Éducation nationale : quand on atteint le fond, la Cour des Comptes suggère de creuser encore un peu
Par Antoine DUCROS - Journal RESO n° 222 - Février 2023
Mis en ligne le 18 février 2023

Depuis au moins deux décennies, nos différents gouvernements, sous Sarkozy, sous Hollande, sous Macron, n’ont cessé d’une part de faire subventionner massivement par le contribuable les salaires du secteur privé (à travers les baisses de cotisations sociales compensées par l’État et les déductions fiscales pour les emplois à domicile) et d’autre part d’organiser sans le dire la baisse des rémunérations réelles des fonctionnaires : on gèle le point d’indice et on laisse l’inflation faire lentement mais sûrement le sale boulot. Évidemment, ce qui devait arriver arriva : des pans entiers du secteur public n’arrivent plus à recruter faute de candidats intéressés par des postes de plus en plus mal payés, et la crise est désormais aiguë dans des certaines branches cruciales comme la santé ou l’Éducation nationale.

C’est au chevet de cette dernière que la Cour des Comptes s’est récemment penchée. Et qu’a-t-elle conclu ? Qu’il est urgent de planifier une hausse massive des revenus des enseignants à tous les niveaux de carrière ? Eh bien, pas du tout… elle propose simplement pour le moment de recourir encore davantage au recrutement de professeurs vacataires en CDD, sur simple entretien, hors de tout concours, et en leur prodiguant une formation minimale (une dizaine d’heures).

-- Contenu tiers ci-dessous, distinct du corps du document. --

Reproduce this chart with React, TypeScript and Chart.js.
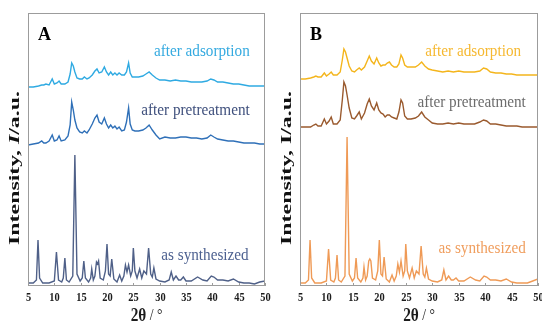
import React, { useEffect, useRef } from "react";
import { Chart, registerables } from "chart.js";

Chart.register(...registerables);

// ---- data (2θ in degrees, intensity in arbitrary units incl. stacking offset) ----
const SYN_2THETA = [
  5.0, 6.0, 6.6, 6.9, 7.2, 7.8, 9.0, 10.0, 10.4, 10.8, 11.4, 11.7, 12.0, 12.3, 12.8, 13.5, 13.9, 14.3, 14.9, 15.3,
  15.6, 15.9, 16.5, 16.9, 17.1, 17.4, 17.7, 18.0, 18.2, 18.4, 18.7, 19.3, 19.7, 20.0, 20.3, 20.6, 20.9, 21.3, 21.9, 22.4,
  22.8, 23.2, 23.5, 23.8, 24.1, 24.5, 24.8, 25.0, 25.3, 25.7, 26.2, 26.6, 27.0, 27.5, 27.9, 28.3, 28.6, 28.9, 29.3, 30.0,
  31.0, 31.8, 32.2, 32.6, 33.1, 33.6, 34.0, 34.5, 35.0, 36.0, 37.2, 38.2, 39.0, 39.8, 40.3, 41.0, 42.0, 43.0, 44.0, 45.0,
  46.0, 47.0, 48.0, 49.0, 50.0,
];
const A_SYNTH = [
  3, 3, 6, 46, 8, 3, 3, 5, 34, 6, 4, 8, 28, 6, 4, 10, 131, 12, 5, 8,
  25, 8, 4, 8, 17, 6, 10, 24, 22, 25, 8, 6, 15, 42, 12, 10, 27, 7, 4, 11,
  5, 10, 21, 14, 21, 10, 15, 38, 15, 8, 17, 8, 15, 12, 38, 12, 9, 18, 7, 5,
  4, 6, 14, 6, 10, 6, 6, 9, 5, 5, 9, 6, 5, 10, 9, 6, 6, 5, 7, 4,
  3, 3, 2, 4, 5,
];
const B_SYNTH = [
  3, 3, 6, 46, 8, 3, 3, 5, 37, 6, 4, 8, 31, 6, 4, 10, 149, 12, 5, 8,
  28, 8, 4, 8, 19, 6, 10, 25, 27, 25, 8, 6, 15, 46, 12, 10, 29, 7, 4, 11,
  5, 10, 22, 14, 25, 10, 15, 42, 15, 8, 18, 8, 15, 12, 40, 12, 9, 18, 7, 5,
  4, 6, 16, 6, 10, 6, 6, 8, 5, 5, 9, 6, 5, 10, 9, 6, 6, 5, 7, 4,
  3, 3, 3, 5, 7,
];

const TREATED_2THETA = [
  5.0, 6.0, 7.0, 7.6, 8.0, 8.4, 9.0, 9.6, 10.0, 10.5, 10.9, 11.3, 12.0, 12.6, 13.0, 13.3, 13.6, 13.9, 14.3, 14.8,
  15.3, 15.7, 16.2, 16.6, 17.2, 17.7, 18.1, 18.5, 19.0, 19.5, 19.9, 20.3, 20.7, 21.1, 21.5, 21.9, 22.3, 22.8, 23.3, 23.7,
  24.1, 24.4, 24.8, 25.3, 26.0, 26.8, 27.4, 28.0, 28.6, 29.3, 30.0, 31.0, 32.0, 33.0, 34.0, 35.0, 36.0, 37.0, 38.0, 39.0,
  39.7, 40.3, 41.0, 42.0, 43.0, 44.0, 45.0, 46.0, 47.0, 48.0, 49.0, 50.0,
];
const A_PRETREAT = [
  141, 142, 143, 145, 143, 143, 145, 151, 145, 146, 150, 145, 146, 150, 161, 184, 176, 166, 158, 154,
  153, 155, 153, 156, 162, 168, 171, 164, 162, 168, 162, 158, 161, 158, 160, 157, 159, 155, 156, 164,
  178, 162, 156, 155, 155, 156, 158, 161, 156, 151, 147, 149, 148, 148, 149, 149, 148, 148, 147, 148,
  151, 149, 147, 146, 145, 145, 144, 143, 143, 143, 142, 142,
];
const A_ADSORB = [
  199, 199, 200, 201, 201, 202, 201, 207, 202, 203, 205, 202, 202, 204, 212, 223, 220, 214, 208, 207,
  207, 209, 207, 208, 211, 215, 217, 213, 214, 219, 214, 211, 214, 211, 213, 211, 213, 211, 211, 214,
  223, 213, 209, 209, 209, 210, 212, 214, 211, 208, 206, 206, 205, 206, 205, 205, 204, 204, 204, 205,
  207, 206, 204, 204, 203, 202, 202, 201, 200, 200, 200, 200,
];
const B_PRETREAT = [
  159, 159, 159, 161, 162, 160, 160, 167, 162, 165, 169, 162, 162, 166, 186, 204, 200, 191, 178, 168,
  167, 170, 174, 167, 173, 182, 187, 180, 176, 183, 176, 173, 172, 169, 171, 171, 169, 168, 167, 174,
  186, 183, 170, 167, 167, 168, 170, 174, 169, 166, 163, 162, 162, 163, 162, 163, 162, 162, 162, 164,
  166, 165, 162, 162, 161, 160, 160, 160, 159, 159, 159, 159,
];
const B_ADSORB = [
  207, 207, 208, 209, 210, 209, 209, 213, 210, 212, 214, 211, 211, 214, 226, 237, 234, 228, 220, 215,
  214, 216, 218, 216, 219, 225, 230, 225, 222, 228, 223, 220, 221, 221, 223, 224, 221, 219, 219, 222,
  231, 228, 221, 219, 219, 219, 221, 224, 220, 217, 216, 215, 214, 215, 214, 215, 214, 214, 214, 215,
  218, 217, 214, 213, 213, 212, 212, 211, 211, 211, 211, 211,
];

const X_TICKS = [5, 10, 15, 20, 25, 30, 35, 40, 45, 50];
const SERIES_NAMES = ["after adsorption", "after pretreatment", "as synthesized"];

type Label = { text: string; color: string; x: number; y: number };
type Panel = {
  letter: string;
  padLeft: number;
  padRight: number;
  italicI: boolean;
  series: { theta: number[]; values: number[]; color: string }[];
  labels: Label[];
};

const PANELS: Panel[] = [
  {
    letter: "A",
    padLeft: 28,
    padRight: 6,
    italicI: true,
    series: [
      { theta: TREATED_2THETA, values: A_ADSORB, color: "#2faae2" },
      { theta: TREATED_2THETA, values: A_PRETREAT, color: "#2f70b8" },
      { theta: SYN_2THETA, values: A_SYNTH, color: "#4f6088" },
    ],
    labels: [
      { text: SERIES_NAMES[0], color: "#35aae0", x: 47.1, y: 234 },
      { text: SERIES_NAMES[1], color: "#3e4f7c", x: 47.1, y: 175 },
      { text: SERIES_NAMES[2], color: "#4d6190", x: 46.9, y: 30 },
    ],
  },
  {
    letter: "B",
    padLeft: 29,
    padRight: 4,
    italicI: false,
    series: [
      { theta: TREATED_2THETA, values: B_ADSORB, color: "#f4b51c" },
      { theta: TREATED_2THETA, values: B_PRETREAT, color: "#9a5a2e" },
      { theta: SYN_2THETA, values: B_SYNTH, color: "#ef9a56" },
    ],
    labels: [
      { text: SERIES_NAMES[0], color: "#f6b932", x: 46.8, y: 234 },
      { text: SERIES_NAMES[1], color: "#6c6c6c", x: 47.7, y: 183 },
      { text: SERIES_NAMES[2], color: "#f09e5e", x: 47.7, y: 37 },
    ],
  },
];

const SERIF = '"Liberation Serif", "Times New Roman", serif';

type Part = { text: string; font: string };
function drawParts(
  ctx: CanvasRenderingContext2D,
  parts: Part[],
  x: number,
  y: number,
  align: "left" | "center" | "right",
  color: string,
  sx: number,
  targetWidth?: number
) {
  ctx.save();
  let w = 0;
  for (const p of parts) {
    ctx.font = p.font;
    w += ctx.measureText(p.text).width;
  }
  const scaleX = targetWidth ? targetWidth / w : sx;
  const total = w * scaleX;
  const start = align === "center" ? x - total / 2 : align === "right" ? x - total : x;
  ctx.translate(start, y);
  ctx.scale(scaleX, 1);
  ctx.fillStyle = color;
  ctx.textBaseline = "middle";
  ctx.textAlign = "left";
  let cx = 0;
  for (const p of parts) {
    ctx.font = p.font;
    ctx.fillText(p.text, cx, 0);
    cx += ctx.measureText(p.text).width;
  }
  ctx.restore();
}

function PanelChart({ panel, left }: { panel: Panel; left: number }) {
  const ref = useRef<HTMLCanvasElement | null>(null);
  useEffect(() => {
    if (!ref.current) return;
    const decor = {
      id: "decor",
      afterDraw(chart: any) {
        const ctx: CanvasRenderingContext2D = chart.ctx;
        const a = chart.chartArea;
        const xs = chart.scales.x;
        const ys = chart.scales.y;
        ctx.save();
        // frame
        ctx.strokeStyle = "#9c9c9c";
        ctx.lineWidth = 1;
        ctx.strokeRect(a.left + 0.5, a.top + 0.5, a.right - a.left - 1, a.bottom - a.top - 1);
        // ticks + labels
        for (const t of X_TICKS) {
          const px = Math.round(xs.getPixelForValue(t)) + 0.5;
          ctx.beginPath();
          ctx.moveTo(px, a.bottom);
          ctx.lineTo(px, a.bottom - 3);
          ctx.stroke();
          drawParts(ctx, [{ text: String(t), font: `bold 13px ${SERIF}` }], px, a.bottom + 12, "center", "#1c1c1c", 0.8);
        }
        // x title
        drawParts(
          ctx,
          [
            { text: "2θ", font: `bold 18px ${SERIF}` },
            { text: " / °", font: `16px ${SERIF}` },
          ],
          (a.left + a.right) / 2,
          a.bottom + 30,
          "center",
          "#1c1c1c",
          0.85
        );
        // y title
        ctx.save();
        ctx.translate(a.left - 13, 168);
        ctx.rotate(-Math.PI / 2);
        drawParts(
          ctx,
          [
            { text: "Intensity, ", font: `bold 15px ${SERIF}` },
            { text: "I", font: `${panel.italicI ? "italic " : ""}bold 15px ${SERIF}` },
            { text: "/a.u.", font: `bold 15px ${SERIF}` },
          ],
          0,
          0,
          "center",
          "#111111",
          1,
          154
        );
        ctx.restore();
        // panel letter
        drawParts(ctx, [{ text: panel.letter, font: `bold 18px ${SERIF}` }], a.left + 10, a.top + 22, "left", "#000000", 1);
        // series labels
        for (const l of panel.labels) {
          drawParts(
            ctx,
            [{ text: l.text, font: `16px ${SERIF}` }],
            xs.getPixelForValue(l.x),
            ys.getPixelForValue(l.y),
            "right",
            l.color,
            0.95
          );
        }
        ctx.restore();
      },
    };
    const chart = new Chart(ref.current, {
      type: "line",
      data: {
        datasets: panel.series.map((s) => ({
          data: s.theta.map((x, i) => ({ x, y: s.values[i] })),
          borderColor: s.color,
          borderWidth: 1.4,
          pointRadius: 0,
          tension: 0,
          fill: false,
        })),
      },
      options: {
        animation: false,
        responsive: false,
        devicePixelRatio: 1,
        layout: { padding: { left: panel.padLeft, right: panel.padRight, top: 13, bottom: 38 } },
        plugins: { legend: { display: false }, tooltip: { enabled: false } },
        scales: {
          x: { type: "linear", min: 5, max: 50, display: false },
          y: { type: "linear", min: 0, max: 273, display: false },
        },
      },
      plugins: [decor],
    } as any);
    return () => chart.destroy();
  }, [panel]);
  return (
    <canvas
      ref={ref}
      width={271}
      height={324}
      style={{ position: "absolute", left, top: 0, width: 271, height: 324 }}
    />
  );
}

export default function App() {
  return (
    <div style={{ position: "fixed", left: 0, top: 0, width: 542, height: 324, background: "#ffffff", overflow: "hidden" }}>
      <PanelChart panel={PANELS[0]} left={0} />
      <PanelChart panel={PANELS[1]} left={271} />
    </div>
  );
}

Cela n’a hélas rien d’étonnant : cet organisme présidé par Pierre Moscovici est depuis longtemps un fidèle relai de l’idéologie libérale, obsédé par la compression des dépenses collectives et sourdement hostile au statut de la Fonction publique (dont ses membres bénéficient par ailleurs, et sous sa forme la plus avantageuse). C’est donc tout naturellement que sa seule réponse à la situation catastrophique de l’enseignement secondaire en France consiste à développer les postes précaires pourvus par une procédure totalement floue et sans garantie aucune, au lieu de renforcer dans des proportions significatives l’attractivité des postes statutaires et pérennes, pourvus par la procédure la plus juste, la plus égalitaire et la plus intelligemment sélective qui soit : le concours national. Bien entendu, ces mesures, si elles sont mises en œuvre, n’amèneront strictement aucune amélioration de la situation, bien au contraire : les rectorats continueront à faire face à une pénurie grandissante d’enseignants, qu’ils n’arriveront au mieux qu’à combler que très imparfaitement et en confiant les classes à des intervenants de moins en moins qualifiés – qui croit sérieusement que les bons étudiants titulaires d’un Master 2 vont se bousculer au portillon pour un contrat de trois ans sans perspectives au-delà, et un salaire bien bas en regard de leur niveau d’études ? Tandis que les groupes sociaux qui soutiennent et inspirent cette politique catastrophique auront soin quant à eux de soustraire leurs propres enfants à ses conséquences en les inscrivant dans des établissements privés voire, pour les études supérieures (qui sont pour le moment moins concernées par ces problèmes mais finiront par l’être, au train où vont les choses), en les envoyant dans de très coûteuses formations à l’étranger.